Говорилось и о Борисе Ильиче Беликове. Напомним, что к своим он попал после того, как повоевал у партизан из Армии Крайовой. В 1946 году он был арестован и остаток жизни Сталина провел в Норильске.[337]

Кузьма Соломонович Ресин, 1908 года рождения, три года провел в немецком плену, бежал и сумел перейти линию фронта. На допросах «у своих» бежавшие с ним солдаты показали, что он беседовал в лагере с немецким офицером по-немецки: за это он был осужден, заключен в лагерь и умер 24 августа 1945 года в Инте. Реабилитирован посмертно в 1988 году.[338]

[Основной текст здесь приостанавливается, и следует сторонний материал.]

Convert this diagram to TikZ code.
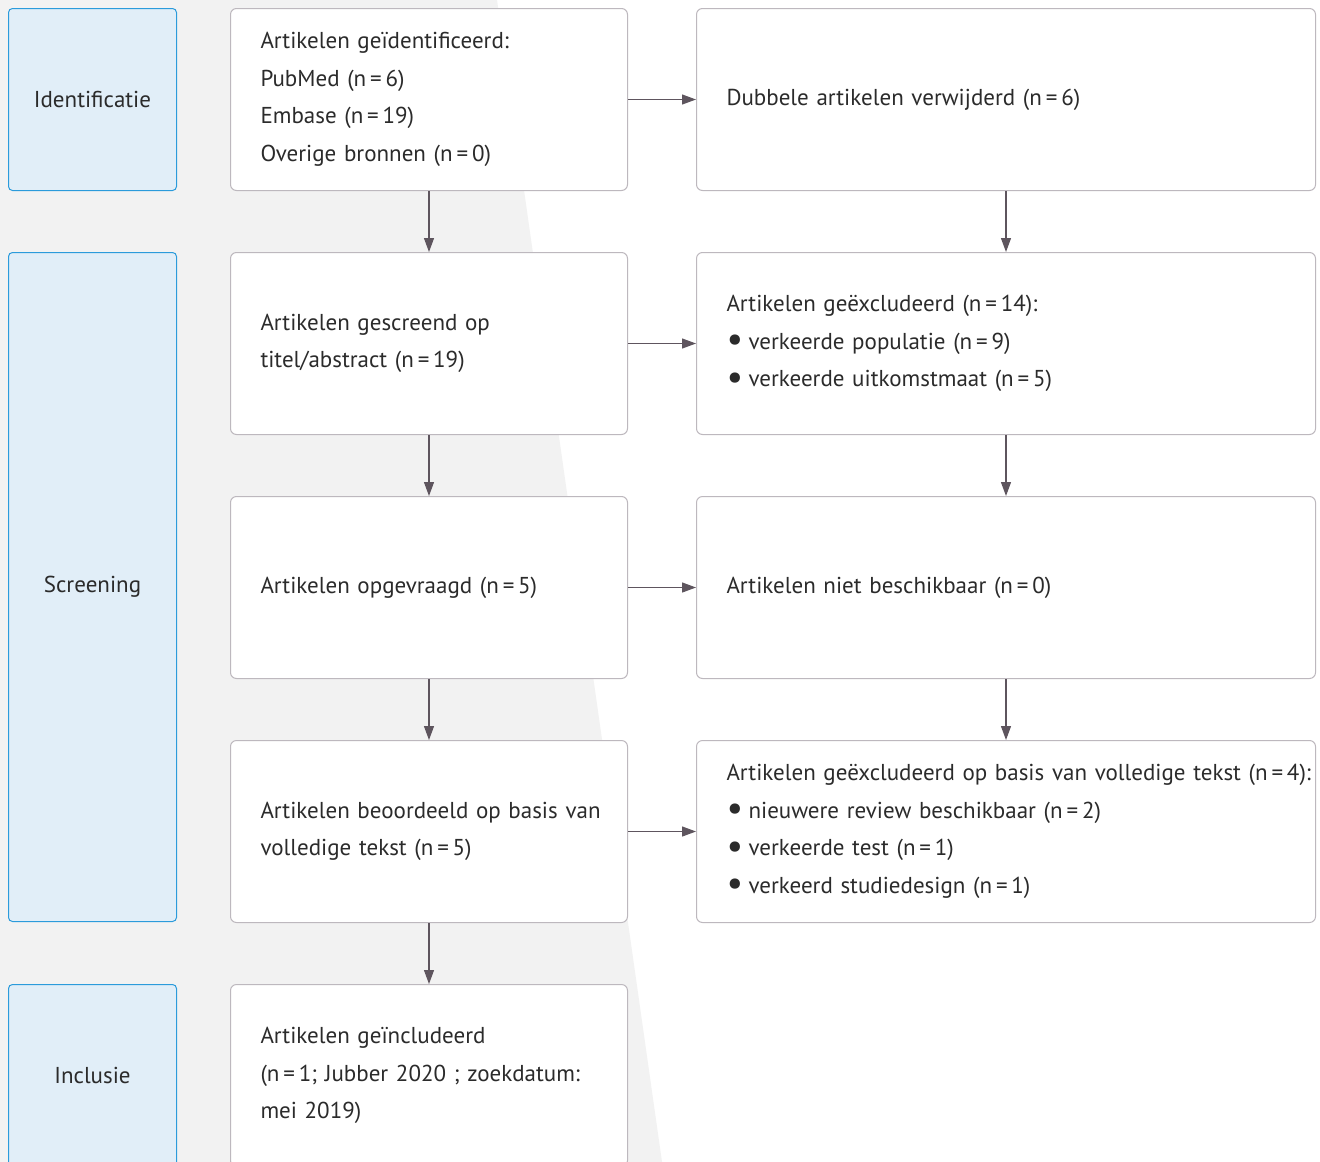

Еще более нелепа, хотя и не случайна причина посадки Д.И. Додина, арестованного в мае 1947 года в родном селе Верещаки, где он устроился работать в школе. Его товарищ по цайтхайнскому подполью Соловьев, арестованный по делу о краже кровельного железа, назвал его в качестве очевидца их общей деятельности в плену, чем поставил Додина в положение обвиняемого. Соловьеву дали 25, а Додину — 10 лет исправительных работ, которые он провел в Особом лагере № 1 в Инте в Коми АССР. Освободился он в 1954 году, но до 1977 года проживал в Коми. Сравнивая немецкий и советский лагеря, он подчеркнуто отмечал унизительность и моральную боль от несправедливости отсидки у своих ни за что.[339]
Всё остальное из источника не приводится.